**The task**: Scan the entries below and extract each line with the word "this" in it.

**Records to use**:
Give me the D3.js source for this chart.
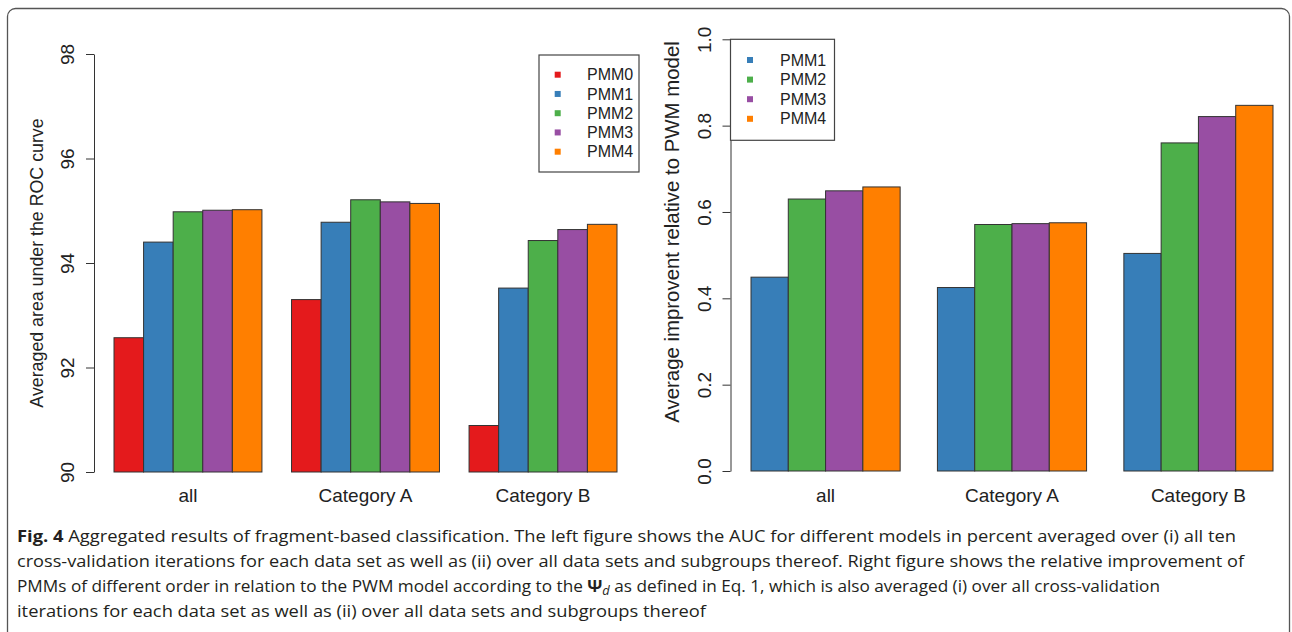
--
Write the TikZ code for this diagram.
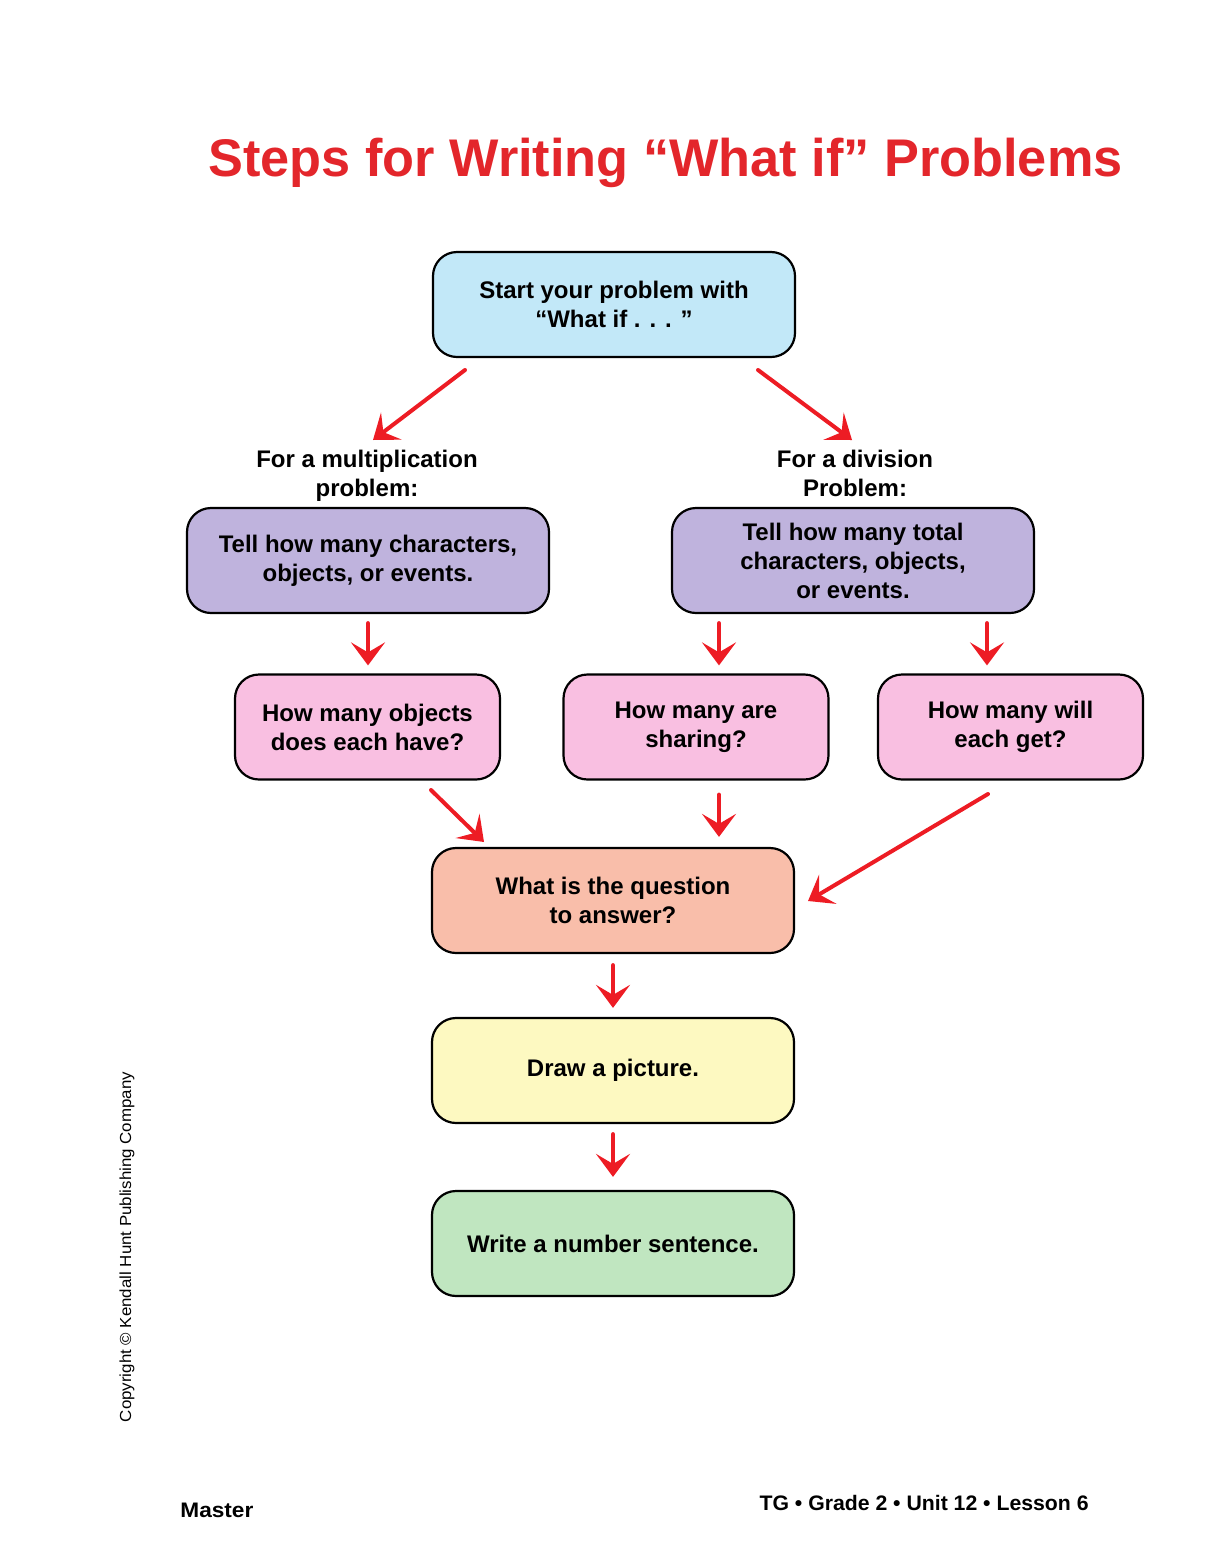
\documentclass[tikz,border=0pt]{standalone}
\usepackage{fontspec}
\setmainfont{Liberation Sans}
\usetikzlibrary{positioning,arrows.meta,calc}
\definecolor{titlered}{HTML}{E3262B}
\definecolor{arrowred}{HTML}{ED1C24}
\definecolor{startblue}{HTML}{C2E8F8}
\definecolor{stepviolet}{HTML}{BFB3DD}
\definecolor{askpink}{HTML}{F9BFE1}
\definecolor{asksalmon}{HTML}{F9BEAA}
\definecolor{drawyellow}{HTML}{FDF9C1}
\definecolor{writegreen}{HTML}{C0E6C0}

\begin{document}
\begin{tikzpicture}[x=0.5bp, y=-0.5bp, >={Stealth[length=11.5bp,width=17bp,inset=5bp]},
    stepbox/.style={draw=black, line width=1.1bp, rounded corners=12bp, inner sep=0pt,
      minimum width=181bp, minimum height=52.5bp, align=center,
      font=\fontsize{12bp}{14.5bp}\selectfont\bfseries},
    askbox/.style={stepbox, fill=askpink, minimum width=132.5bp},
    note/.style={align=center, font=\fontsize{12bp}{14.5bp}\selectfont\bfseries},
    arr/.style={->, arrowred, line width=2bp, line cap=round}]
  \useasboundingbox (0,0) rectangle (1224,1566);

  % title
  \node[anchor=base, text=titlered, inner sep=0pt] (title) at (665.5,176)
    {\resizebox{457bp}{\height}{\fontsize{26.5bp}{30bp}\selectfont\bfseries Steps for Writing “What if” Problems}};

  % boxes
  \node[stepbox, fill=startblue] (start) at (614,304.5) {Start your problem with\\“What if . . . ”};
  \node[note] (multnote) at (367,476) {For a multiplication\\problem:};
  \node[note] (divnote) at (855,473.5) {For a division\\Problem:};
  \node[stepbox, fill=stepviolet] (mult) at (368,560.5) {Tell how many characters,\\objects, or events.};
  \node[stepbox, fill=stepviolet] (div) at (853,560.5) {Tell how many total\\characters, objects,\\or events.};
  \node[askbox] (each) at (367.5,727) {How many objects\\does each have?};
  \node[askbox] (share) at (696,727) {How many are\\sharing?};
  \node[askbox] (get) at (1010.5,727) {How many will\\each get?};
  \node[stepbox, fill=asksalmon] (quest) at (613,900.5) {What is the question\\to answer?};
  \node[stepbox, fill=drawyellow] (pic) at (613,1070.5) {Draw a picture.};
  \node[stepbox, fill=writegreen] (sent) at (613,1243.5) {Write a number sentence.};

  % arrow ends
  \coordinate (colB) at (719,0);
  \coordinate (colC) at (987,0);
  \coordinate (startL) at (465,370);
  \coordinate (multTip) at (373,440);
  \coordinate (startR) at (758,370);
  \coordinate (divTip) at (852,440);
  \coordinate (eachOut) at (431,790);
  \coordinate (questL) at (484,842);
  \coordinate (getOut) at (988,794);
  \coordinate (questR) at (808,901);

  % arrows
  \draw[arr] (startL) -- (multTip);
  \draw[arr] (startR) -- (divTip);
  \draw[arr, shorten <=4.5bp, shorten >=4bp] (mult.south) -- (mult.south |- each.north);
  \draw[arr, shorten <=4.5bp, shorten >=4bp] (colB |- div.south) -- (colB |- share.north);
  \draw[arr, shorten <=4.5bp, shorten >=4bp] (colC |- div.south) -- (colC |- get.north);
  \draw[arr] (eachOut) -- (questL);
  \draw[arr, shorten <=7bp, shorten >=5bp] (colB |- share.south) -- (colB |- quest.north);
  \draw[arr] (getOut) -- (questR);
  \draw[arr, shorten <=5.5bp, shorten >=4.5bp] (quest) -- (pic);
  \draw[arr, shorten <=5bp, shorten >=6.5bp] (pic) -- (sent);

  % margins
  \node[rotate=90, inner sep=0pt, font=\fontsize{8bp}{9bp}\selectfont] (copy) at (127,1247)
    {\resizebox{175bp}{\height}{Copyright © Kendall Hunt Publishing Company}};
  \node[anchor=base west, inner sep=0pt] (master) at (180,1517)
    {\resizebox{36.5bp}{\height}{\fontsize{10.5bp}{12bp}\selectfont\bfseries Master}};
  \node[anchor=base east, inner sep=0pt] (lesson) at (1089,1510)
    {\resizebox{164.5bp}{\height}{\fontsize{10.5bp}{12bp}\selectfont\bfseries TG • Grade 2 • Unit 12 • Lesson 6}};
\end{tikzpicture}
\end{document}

**Task output**:
Give me the D3.js source for this chart.
Write the TikZ code for this diagram.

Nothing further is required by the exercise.